I read with interest your article about the efforts we’re making to rationalize the use of George Washington University’s Gelman Library (“GW Closes the Books,” 6/6). I didn’t know whether to laugh or to weep, since you skip about a lot, so on the one hand we’re applauded for trying to focus our resources more acutely, and on the other hand we’re criticized because the library (according to “library connoisseurs”) isn’t up to snuff. I was reminded of something somebody once said to me years ago when I was working as a waiter in a resort hotel dining room. The arrangement was what was called the “American Plan,” which is to say the meals came with the rooms. One of the guests at my table commented one afternoon that on the one hand the food was rotten, and on the other hand the portions were so small.

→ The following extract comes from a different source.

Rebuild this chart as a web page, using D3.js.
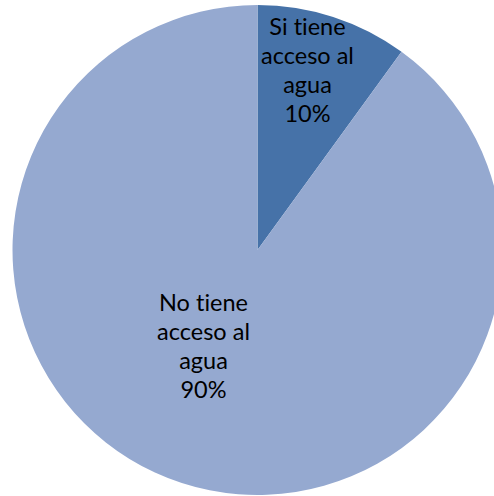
<!DOCTYPE html>
<html>
<head>
<meta charset="utf-8">
<script src="https://cdn.jsdelivr.net/npm/d3@7"></script>
<style>
  html, body { margin: 0; padding: 0; background: #ffffff; }
  svg { display: block; }
  text { font-variant-ligatures: none; font-feature-settings: "liga" 0; }
</style>
</head>
<body>
<svg id="chart" width="494" height="496"></svg>
<script>
// Data
const categories = ["Si tiene acceso al agua", "No tiene acceso al agua"];
const labelLines = [["Si tiene", "acceso al", "agua"], ["No tiene", "acceso al", "agua"]];
const values = [10, 90];
const percentLabels = ["10%", "90%"];

// Layout / style
const colors = ["#4672A8", "#95A9D0"];
const cx = 257.5, cy = 250, radius = 245;
const labelOffsets = [[50, -215], [-54, 61]]; // first-line baseline relative to center
const lineHeight = 29;

const svg = d3.select("#chart");
const g = svg.append("g").attr("transform", `translate(${cx},${cy})`);

const pie = d3.pie().sort(null).value(d => d);
const arcs = pie(values);
const arc = d3.arc().innerRadius(0).outerRadius(radius);

g.selectAll("path.slice")
  .data(arcs)
  .join("path")
  .attr("class", "slice")
  .attr("d", arc)
  .attr("fill", (d, i) => colors[i]);

// Labels
const labelG = g.selectAll("g.label")
  .data(arcs)
  .join("g")
  .attr("class", "label");

labelG.each(function(d, i) {
  const lines = labelLines[i].concat([percentLabels[i]]);
  const [ox, oy] = labelOffsets[i];
  const t = d3.select(this).append("text")
    .attr("text-anchor", "middle")
    .attr("font-family", "Lato, 'Open Sans', sans-serif")
    .attr("font-size", "23.5px")
    .attr("fill", "#000000");
  lines.forEach((line, k) => {
    t.append("tspan")
      .attr("x", ox)
      .attr("y", oy + k * lineHeight)
      .text(line);
  });
});
</script>
</body>
</html>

As you yourself point out, we’ve been investing more money in the last couple of years to bring the library into even better shape than it’s been in, and we have plans to continue that effort. Surely nobody can blame a university for wanting to make the library as good as it can be. Nor, I think, can someone reasonably criticize a library supported by student tuitionswhich are expensive (and, of course, we’re criticized because tuitions are expensive)for wanting to provide access to the library first and foremost to faculty and students, for whom it is, after all, intended. Once we’ve gotten some comfort that we’re doing right by those primary constituencies, it makes sense then, of course, to be as expansive and as open as our resources will permit to scholars from other institutions, people from the neighborhood, professional and business persons from Washington, etc. “First things first,” as my mother would say.
Libraries like our own, located as we are in the heart of a population-rich residential and equally impacted business community, have got to develop policies distinguishable perhaps from a university located on a suburban or even rural campus in an upstate someplace or another. But I thought it was interesting that nowhere in your article did you comment about what the policies are at other metropolitan institutions in Washington or elsewhere. I confess I don’t even know myself, but if I were writing an article about the subject, I would find out. What do they do over at Georgetown? Or Howard? Or Boston University? Or New York University? Surely that would have been interesting information to have in your article. I know that you do understand the notion of finite resources and the need for an institution to make priorities about the application of its funds, even though you managed to conceal this sympathy in your piece.
As for our efforts on behalf of Foggy Bottom residents, there is no end of GW initiative to try to reach out to our neighbors. Most recently, for example, we built at our own expense on land provided by PEPCO a park. You might want to take a look at it. It’s located on F Street adjacent to the State Plaza Hotel. And about the special tuition waivers we give to senior citizens who live in the Foggy Bottom area you make no comment. Likewise, you don’t say anything about our good works with the School Without Walls, which is located on our campus and is one of the District’s more interesting public high schools. As for Maria Tyler, she won’t be happy until we immolate ourselves. There’s no reconstructing some folks who have, to my everlasting regret, turned their hearts into granite.